For the inductive step, let \(c: \binom{X}{k} \to [r]\) be a colouring. Pick any \(x_1 \in X\). The colouring c induces an \(r\)-colouring of the \((k-1)\)-element subsets of \(X \setminus \{x_1\}\) via \(S \mapsto c(\{x_1\} \cup S)\). By induction, there exists an infinite set \(X_1 \subseteq X \setminus \{x_1\}\) that is monochromatic for this induced colouring; let its colour be \(c_1\).

Now pick \(x_2 \in X_1\), and repeat: obtain an infinite monochromatic set \(X_2 \subseteq X_1 \setminus \{x_2\}\) with colour \(c_2\) for the colouring induced by \(x_2\). Continuing, we get a sequence \(x_1, x_2, x_3, \ldots\) and colours \(c_1, c_2, \ldots \in [r]\). By pigeonhole, some colour c appears infinitely often. The corresponding subsequence \(\{x_{i_1}, x_{i_2}, \ldots\}\) is monochromatic: any k-set \(\{x_{i_{j_1}}, \ldots, x_{i_{j_k}}\}\) (with \(j_1 < \cdots < j_k\)) has colour \(c_{i_{j_1}} = c\) because \(\{x_{i_{j_2}}, \ldots, x_{i_{j_k}}\} \subseteq X_{i_{j_1}}\).

Theorem 7.11 (Ramsey Cardinals — Brief Mention). In set theory, a cardinal \(\kappa\) is Ramsey if \(\kappa \to (\kappa)^{<\omega}_2\) — i.e., every 2-colouring of the finite subsets of \(\kappa\) admits an infinite homogeneous set. The existence of Ramsey cardinals cannot be proved in ZFC; it is a large cardinal axiom strictly stronger than the existence of measurable cardinals. The connection between Ramsey-type partition properties and large cardinals is a central theme in set theory.

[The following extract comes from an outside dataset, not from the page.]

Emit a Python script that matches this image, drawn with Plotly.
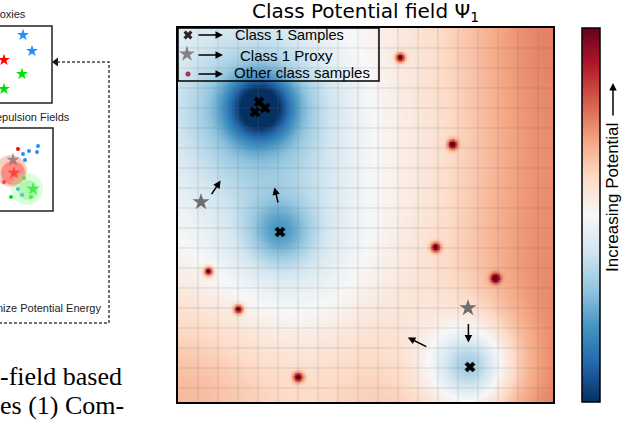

7.10 Ramsey Theory and Model Theory

We briefly mention a beautiful connection between Ramsey theory and model theory.

Remark. The Nešetřil-Rödl theorem (1977) establishes that the class of finite ordered graphs has the Ramsey property: for every pair of finite ordered graphs \(A \subseteq B\), there exists a finite ordered graph C such that every 2-colouring of the copies of A in C contains a copy of B all of whose copies of A are monochromatic. This connects to the Kechris-Pestov-Todorčević correspondence (2005), which relates the Ramsey property of a Fraïssé class to the extreme amenability of its automorphism group. This provides a deep link between combinatorics, topological dynamics, and model theory that has become highly active in recent years.

Summary of Key Results

We conclude by collecting the main bounds and results discussed in these notes.

Key Extremal Numbers and Ramsey Bounds.

Turán-type:
\(\operatorname{ex}(n, K_{r+1}) = t(n,r) = \left(1 - \frac{1}{r}\right)\frac{n^2}{2} + O(n)\)
\(\operatorname{ex}(n, H) = \left(1 - \frac{1}{\chi(H)-1}\right)\frac{n^2}{2} + o(n^2)\) for \(\chi(H) \geq 3\) (Erdős–Stone–Simonovits)
\(\operatorname{ex}(n, K_{s,t}) = O(n^{2 - 1/s})\) (Kővári–Sós–Turán)

Set-theoretic:
Maximum antichain in \(2^{[n]}\): \(\binom{n}{\lfloor n/2 \rfloor}\) (Sperner)
Maximum intersecting family in \(\binom{[n]}{k}\): \(\binom{n-1}{k-1}\) for \(n \geq 2k\) (Erdős–Ko–Rado)
Bollobás set-pairs: \(m \leq \binom{a+b}{a}\)
VC dimension d family: \(|\mathcal{F}| \leq \sum_{i=0}^d \binom{n}{i}\) (Sauer–Shelah)

Ramsey numbers:
\(R(s,t) \leq \binom{s+t-2}{s-1}\) (Erdős–Szekeres)
\(R(k,k) > 2^{k/2}\) (Erdős, probabilistic method)
\(R(k,k) \leq (4 - \varepsilon)^k\) (Campos–Griffiths–Morris–Sahasrabudhe, 2023)
\(R(3,t) = \Theta(t^2/\log t)\) (Kim, Shearer)

The interplay between extremal combinatorics and Ramsey theory — through tools like the regularity lemma, the probabilistic method, algebraic techniques, flag algebras, and the container method — makes this one of the most dynamic and interconnected areas of modern mathematics. The subject continues to produce surprising connections and breakthrough results, as evidenced by the recent resolution of long-standing conjectures on diagonal Ramsey numbers, the sunflower conjecture, and union-closed sets.